begin Data shown

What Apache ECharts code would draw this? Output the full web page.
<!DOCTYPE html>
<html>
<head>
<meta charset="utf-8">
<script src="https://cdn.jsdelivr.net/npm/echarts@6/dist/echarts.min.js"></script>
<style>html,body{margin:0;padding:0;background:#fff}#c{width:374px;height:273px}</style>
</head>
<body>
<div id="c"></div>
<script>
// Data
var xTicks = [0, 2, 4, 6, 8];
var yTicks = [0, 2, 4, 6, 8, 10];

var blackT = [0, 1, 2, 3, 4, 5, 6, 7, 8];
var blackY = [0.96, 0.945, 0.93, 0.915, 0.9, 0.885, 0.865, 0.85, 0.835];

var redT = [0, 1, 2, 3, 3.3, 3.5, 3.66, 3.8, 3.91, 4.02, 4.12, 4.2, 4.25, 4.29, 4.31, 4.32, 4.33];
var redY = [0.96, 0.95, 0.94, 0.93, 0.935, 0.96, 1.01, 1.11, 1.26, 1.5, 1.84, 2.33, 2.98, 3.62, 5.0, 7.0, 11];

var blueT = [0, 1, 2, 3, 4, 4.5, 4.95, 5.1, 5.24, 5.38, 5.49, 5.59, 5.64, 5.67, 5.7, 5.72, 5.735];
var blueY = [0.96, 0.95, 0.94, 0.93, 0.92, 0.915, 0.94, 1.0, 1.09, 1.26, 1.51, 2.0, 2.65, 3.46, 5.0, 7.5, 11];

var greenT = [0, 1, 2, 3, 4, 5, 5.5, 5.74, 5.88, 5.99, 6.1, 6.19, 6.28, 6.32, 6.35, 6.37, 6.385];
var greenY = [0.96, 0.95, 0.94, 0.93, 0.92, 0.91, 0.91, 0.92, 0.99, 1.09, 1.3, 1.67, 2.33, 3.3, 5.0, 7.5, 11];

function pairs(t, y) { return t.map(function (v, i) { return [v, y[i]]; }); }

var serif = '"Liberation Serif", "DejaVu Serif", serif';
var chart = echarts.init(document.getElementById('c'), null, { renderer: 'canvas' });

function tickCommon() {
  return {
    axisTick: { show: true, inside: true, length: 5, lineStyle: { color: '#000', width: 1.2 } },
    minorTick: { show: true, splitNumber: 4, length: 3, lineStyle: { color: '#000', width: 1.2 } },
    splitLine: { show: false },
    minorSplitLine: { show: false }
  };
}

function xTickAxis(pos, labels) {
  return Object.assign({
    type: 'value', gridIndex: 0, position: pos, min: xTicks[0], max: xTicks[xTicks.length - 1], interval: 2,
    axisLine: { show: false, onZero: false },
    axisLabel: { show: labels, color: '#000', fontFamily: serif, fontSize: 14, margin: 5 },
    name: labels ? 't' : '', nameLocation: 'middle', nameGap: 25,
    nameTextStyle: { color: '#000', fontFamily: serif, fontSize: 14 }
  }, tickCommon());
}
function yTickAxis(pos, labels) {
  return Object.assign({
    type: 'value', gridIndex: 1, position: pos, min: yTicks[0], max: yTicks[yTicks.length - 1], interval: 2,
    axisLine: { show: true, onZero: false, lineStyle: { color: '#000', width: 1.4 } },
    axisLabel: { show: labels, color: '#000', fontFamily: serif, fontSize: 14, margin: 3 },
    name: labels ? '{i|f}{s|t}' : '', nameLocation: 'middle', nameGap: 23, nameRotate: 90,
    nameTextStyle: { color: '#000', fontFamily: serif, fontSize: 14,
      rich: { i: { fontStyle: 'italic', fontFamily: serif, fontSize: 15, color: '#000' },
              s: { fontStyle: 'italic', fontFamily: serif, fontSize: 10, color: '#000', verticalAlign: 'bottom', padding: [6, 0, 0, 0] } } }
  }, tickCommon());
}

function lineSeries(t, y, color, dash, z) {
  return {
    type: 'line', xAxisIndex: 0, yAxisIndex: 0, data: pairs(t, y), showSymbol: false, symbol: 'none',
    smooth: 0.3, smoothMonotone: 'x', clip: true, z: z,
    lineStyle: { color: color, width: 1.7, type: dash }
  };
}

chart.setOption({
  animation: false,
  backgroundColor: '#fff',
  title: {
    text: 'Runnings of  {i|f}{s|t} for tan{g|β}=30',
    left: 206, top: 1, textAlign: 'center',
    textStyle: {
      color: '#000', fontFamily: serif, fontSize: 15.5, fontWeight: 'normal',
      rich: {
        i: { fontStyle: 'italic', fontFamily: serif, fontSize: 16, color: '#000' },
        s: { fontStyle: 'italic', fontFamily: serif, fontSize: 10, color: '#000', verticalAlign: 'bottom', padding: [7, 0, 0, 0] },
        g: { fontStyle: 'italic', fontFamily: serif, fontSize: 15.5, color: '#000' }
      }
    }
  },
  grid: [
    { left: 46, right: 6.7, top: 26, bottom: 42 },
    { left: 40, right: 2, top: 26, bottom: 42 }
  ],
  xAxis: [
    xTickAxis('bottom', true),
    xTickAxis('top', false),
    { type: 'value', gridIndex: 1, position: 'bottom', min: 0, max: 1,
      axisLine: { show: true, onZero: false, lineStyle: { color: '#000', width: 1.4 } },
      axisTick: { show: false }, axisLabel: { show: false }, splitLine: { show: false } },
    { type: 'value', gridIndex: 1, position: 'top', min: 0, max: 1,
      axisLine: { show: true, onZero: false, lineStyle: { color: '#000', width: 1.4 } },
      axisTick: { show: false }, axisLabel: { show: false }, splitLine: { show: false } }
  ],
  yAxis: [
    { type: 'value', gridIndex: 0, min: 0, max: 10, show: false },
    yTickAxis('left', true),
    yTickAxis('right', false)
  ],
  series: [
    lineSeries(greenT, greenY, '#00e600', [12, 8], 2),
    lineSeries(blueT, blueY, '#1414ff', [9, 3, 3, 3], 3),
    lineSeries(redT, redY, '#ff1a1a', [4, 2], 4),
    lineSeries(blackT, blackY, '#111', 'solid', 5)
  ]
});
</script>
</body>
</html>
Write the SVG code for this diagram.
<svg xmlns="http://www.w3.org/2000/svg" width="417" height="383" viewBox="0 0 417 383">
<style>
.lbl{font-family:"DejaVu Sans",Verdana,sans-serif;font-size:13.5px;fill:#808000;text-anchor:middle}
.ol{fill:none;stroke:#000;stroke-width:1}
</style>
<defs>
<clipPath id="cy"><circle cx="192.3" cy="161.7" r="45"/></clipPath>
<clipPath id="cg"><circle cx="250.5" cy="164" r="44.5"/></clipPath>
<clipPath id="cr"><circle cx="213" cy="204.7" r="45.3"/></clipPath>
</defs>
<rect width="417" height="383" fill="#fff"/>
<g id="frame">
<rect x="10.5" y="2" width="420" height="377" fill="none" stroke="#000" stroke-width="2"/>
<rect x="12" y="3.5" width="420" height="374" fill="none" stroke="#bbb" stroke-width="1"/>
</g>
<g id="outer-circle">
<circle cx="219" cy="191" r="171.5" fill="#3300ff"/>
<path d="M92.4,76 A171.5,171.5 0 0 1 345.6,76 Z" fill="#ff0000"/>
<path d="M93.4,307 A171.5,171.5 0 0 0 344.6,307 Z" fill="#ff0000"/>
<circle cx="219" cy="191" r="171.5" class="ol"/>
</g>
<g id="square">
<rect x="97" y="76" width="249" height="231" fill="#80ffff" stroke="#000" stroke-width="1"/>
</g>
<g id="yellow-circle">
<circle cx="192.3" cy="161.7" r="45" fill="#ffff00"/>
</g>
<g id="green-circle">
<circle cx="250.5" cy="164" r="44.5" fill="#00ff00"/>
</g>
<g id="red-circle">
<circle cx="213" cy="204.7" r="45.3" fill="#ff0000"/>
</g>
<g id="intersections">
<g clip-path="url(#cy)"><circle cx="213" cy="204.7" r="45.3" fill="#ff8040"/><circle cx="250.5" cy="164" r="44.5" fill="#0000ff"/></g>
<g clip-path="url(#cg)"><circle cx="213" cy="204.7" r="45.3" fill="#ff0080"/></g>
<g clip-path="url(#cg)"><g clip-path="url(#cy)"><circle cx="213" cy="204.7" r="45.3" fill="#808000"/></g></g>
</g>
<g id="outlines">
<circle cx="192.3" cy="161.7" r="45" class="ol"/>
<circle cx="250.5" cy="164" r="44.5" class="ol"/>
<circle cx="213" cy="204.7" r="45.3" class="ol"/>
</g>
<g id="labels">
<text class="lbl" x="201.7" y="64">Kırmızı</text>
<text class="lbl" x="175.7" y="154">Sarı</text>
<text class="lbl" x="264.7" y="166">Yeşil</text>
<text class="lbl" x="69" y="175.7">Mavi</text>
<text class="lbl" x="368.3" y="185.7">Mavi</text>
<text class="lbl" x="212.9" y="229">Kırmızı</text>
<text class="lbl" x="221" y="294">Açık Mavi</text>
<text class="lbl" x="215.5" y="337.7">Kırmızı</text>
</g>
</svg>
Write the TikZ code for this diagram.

end Data shown
begin Data shown

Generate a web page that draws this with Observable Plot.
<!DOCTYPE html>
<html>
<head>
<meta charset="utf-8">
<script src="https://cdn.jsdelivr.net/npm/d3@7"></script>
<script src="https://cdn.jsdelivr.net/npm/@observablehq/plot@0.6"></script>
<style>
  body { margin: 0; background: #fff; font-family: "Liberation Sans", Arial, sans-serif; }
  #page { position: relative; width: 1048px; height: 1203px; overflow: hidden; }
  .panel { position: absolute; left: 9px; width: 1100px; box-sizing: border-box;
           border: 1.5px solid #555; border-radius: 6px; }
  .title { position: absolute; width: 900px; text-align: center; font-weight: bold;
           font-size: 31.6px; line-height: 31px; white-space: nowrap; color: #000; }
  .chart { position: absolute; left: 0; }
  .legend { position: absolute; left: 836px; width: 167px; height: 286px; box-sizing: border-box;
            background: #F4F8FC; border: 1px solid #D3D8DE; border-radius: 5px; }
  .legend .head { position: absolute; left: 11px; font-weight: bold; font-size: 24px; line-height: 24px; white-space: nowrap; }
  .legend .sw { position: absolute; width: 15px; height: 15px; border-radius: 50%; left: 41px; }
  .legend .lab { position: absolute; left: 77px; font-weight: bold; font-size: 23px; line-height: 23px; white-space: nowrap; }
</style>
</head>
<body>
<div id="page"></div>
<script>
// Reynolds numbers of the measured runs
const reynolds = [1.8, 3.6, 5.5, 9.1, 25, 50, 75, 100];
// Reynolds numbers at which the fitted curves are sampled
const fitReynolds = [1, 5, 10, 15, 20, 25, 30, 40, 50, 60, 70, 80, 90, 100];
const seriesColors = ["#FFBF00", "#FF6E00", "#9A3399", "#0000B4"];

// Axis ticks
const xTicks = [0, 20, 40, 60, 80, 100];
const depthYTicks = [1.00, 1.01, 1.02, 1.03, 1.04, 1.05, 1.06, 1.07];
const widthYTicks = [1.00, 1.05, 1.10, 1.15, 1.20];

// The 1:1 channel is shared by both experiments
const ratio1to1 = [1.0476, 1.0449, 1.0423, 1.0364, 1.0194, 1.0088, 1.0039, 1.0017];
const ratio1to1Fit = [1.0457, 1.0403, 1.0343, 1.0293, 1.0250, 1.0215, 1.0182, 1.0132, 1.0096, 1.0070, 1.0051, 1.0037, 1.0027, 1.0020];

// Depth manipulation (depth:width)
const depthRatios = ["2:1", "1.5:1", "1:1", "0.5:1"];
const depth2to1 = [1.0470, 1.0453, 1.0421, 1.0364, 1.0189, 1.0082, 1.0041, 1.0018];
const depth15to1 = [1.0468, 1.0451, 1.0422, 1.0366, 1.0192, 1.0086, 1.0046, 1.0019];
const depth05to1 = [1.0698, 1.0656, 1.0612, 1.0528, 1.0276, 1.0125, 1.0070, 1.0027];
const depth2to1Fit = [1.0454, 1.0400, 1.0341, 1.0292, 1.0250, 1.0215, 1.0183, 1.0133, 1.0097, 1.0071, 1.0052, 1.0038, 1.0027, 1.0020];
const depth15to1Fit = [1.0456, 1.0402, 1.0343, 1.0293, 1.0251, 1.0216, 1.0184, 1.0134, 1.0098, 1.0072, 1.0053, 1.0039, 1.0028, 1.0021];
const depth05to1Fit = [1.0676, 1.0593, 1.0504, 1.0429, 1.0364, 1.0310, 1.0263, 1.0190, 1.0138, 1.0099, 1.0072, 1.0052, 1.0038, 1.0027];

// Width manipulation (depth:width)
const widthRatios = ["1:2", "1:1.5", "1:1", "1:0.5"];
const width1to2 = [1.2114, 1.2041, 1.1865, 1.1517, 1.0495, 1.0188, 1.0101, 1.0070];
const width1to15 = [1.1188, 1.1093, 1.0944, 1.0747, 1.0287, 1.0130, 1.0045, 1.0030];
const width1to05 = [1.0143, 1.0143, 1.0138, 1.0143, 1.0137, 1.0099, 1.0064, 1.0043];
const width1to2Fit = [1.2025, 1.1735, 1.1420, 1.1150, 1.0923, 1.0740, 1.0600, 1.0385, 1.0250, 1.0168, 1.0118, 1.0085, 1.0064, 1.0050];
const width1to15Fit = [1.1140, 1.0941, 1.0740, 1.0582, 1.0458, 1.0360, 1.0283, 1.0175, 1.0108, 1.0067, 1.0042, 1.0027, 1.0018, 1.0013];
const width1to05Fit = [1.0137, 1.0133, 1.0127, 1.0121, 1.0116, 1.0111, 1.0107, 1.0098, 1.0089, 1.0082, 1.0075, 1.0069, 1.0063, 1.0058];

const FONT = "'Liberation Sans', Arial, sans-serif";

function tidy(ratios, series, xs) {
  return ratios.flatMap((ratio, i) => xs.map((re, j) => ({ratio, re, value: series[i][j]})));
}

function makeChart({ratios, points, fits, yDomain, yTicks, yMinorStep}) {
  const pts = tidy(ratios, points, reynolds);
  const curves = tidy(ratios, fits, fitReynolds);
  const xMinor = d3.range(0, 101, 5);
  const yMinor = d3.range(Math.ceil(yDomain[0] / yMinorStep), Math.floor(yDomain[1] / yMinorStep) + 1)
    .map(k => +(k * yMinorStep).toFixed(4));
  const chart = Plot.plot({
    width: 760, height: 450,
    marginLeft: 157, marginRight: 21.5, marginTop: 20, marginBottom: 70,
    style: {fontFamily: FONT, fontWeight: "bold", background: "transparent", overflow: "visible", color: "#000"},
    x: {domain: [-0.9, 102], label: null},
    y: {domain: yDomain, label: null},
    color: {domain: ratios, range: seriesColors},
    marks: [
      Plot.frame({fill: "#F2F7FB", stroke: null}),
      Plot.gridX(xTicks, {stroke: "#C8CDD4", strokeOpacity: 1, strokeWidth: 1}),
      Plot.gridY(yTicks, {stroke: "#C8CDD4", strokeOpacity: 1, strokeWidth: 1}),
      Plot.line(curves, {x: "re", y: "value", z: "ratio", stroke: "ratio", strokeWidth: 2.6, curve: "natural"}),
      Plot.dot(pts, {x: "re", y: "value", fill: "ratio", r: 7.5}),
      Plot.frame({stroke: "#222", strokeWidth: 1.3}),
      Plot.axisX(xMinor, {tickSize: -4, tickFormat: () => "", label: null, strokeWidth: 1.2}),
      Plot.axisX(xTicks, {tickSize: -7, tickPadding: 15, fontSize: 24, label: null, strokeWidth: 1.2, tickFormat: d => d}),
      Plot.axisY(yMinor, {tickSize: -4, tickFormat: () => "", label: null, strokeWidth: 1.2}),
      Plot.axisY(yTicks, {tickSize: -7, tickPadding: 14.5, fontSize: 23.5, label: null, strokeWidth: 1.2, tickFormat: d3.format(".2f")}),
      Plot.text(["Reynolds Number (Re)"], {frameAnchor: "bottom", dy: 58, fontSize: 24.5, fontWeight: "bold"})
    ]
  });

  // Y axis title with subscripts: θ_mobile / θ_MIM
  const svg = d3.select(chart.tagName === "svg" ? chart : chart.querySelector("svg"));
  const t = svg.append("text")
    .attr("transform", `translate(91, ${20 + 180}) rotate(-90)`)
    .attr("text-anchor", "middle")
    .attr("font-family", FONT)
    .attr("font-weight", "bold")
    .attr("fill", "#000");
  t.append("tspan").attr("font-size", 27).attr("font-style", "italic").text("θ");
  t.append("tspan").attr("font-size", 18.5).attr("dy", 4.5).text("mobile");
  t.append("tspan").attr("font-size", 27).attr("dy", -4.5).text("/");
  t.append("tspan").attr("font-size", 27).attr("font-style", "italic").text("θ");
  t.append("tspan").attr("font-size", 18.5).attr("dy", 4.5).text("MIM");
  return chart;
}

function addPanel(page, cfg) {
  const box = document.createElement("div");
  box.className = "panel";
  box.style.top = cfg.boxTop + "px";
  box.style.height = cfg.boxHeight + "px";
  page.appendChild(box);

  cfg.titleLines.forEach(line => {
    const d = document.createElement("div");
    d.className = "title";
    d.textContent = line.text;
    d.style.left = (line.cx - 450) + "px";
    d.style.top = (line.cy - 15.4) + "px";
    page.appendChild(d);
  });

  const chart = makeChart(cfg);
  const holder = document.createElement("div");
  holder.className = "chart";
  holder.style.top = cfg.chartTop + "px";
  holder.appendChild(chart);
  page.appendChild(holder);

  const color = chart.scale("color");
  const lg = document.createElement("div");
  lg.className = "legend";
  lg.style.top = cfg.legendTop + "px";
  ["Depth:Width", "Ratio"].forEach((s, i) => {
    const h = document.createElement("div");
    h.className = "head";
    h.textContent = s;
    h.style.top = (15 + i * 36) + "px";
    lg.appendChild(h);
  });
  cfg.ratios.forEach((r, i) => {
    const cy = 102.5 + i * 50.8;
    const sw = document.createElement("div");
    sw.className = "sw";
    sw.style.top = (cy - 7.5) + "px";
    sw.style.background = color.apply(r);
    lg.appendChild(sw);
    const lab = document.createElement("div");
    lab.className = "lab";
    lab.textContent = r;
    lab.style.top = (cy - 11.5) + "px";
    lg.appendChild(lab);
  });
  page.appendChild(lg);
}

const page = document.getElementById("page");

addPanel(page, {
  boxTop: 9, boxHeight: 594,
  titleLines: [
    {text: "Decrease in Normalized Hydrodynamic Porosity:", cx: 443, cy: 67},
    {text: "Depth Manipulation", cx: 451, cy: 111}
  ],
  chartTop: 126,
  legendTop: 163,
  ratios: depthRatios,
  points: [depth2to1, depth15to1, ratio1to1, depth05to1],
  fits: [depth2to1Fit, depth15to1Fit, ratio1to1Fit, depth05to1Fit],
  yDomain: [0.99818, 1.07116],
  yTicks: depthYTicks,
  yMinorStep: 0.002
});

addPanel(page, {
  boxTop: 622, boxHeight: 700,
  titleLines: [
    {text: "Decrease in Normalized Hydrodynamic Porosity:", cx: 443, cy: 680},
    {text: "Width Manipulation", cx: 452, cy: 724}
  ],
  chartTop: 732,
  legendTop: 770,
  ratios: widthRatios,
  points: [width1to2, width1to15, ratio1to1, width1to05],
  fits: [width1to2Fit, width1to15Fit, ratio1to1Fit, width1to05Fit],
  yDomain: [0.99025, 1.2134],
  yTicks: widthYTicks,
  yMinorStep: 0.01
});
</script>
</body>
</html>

end Data shown

Exercise:
Output the lines of the records above exactly as they appear, from the line containing "Generate a web" through the line containing "1.0037, 1.0027, 1.0020];".

Full response:
Generate a web page that draws this with Observable Plot.
<!DOCTYPE html>
<html>
<head>
<meta charset="utf-8">
<script src="https://cdn.jsdelivr.net/npm/d3@7"></script>
<script src="https://cdn.jsdelivr.net/npm/@observablehq/plot@0.6"></script>
<style>
  body { margin: 0; background: #fff; font-family: "Liberation Sans", Arial, sans-serif; }
  #page { position: relative; width: 1048px; height: 1203px; overflow: hidden; }
  .panel { position: absolute; left: 9px; width: 1100px; box-sizing: border-box;
           border: 1.5px solid #555; border-radius: 6px; }
  .title { position: absolute; width: 900px; text-align: center; font-weight: bold;
           font-size: 31.6px; line-height: 31px; white-space: nowrap; color: #000; }
  .chart { position: absolute; left: 0; }
  .legend { position: absolute; left: 836px; width: 167px; height: 286px; box-sizing: border-box;
            background: #F4F8FC; border: 1px solid #D3D8DE; border-radius: 5px; }
  .legend .head { position: absolute; left: 11px; font-weight: bold; font-size: 24px; line-height: 24px; white-space: nowrap; }
  .legend .sw { position: absolute; width: 15px; height: 15px; border-radius: 50%; left: 41px; }
  .legend .lab { position: absolute; left: 77px; font-weight: bold; font-size: 23px; line-height: 23px; white-space: nowrap; }
</style>
</head>
<body>
<div id="page"></div>
<script>
// Reynolds numbers of the measured runs
const reynolds = [1.8, 3.6, 5.5, 9.1, 25, 50, 75, 100];
// Reynolds numbers at which the fitted curves are sampled
const fitReynolds = [1, 5, 10, 15, 20, 25, 30, 40, 50, 60, 70, 80, 90, 100];
const seriesColors = ["#FFBF00", "#FF6E00", "#9A3399", "#0000B4"];

// Axis ticks
const xTicks = [0, 20, 40, 60, 80, 100];
const depthYTicks = [1.00, 1.01, 1.02, 1.03, 1.04, 1.05, 1.06, 1.07];
const widthYTicks = [1.00, 1.05, 1.10, 1.15, 1.20];

// The 1:1 channel is shared by both experiments
const ratio1to1 = [1.0476, 1.0449, 1.0423, 1.0364, 1.0194, 1.0088, 1.0039, 1.0017];
const ratio1to1Fit = [1.0457, 1.0403, 1.0343, 1.0293, 1.0250, 1.0215, 1.0182, 1.0132, 1.0096, 1.0070, 1.0051, 1.0037, 1.0027, 1.0020];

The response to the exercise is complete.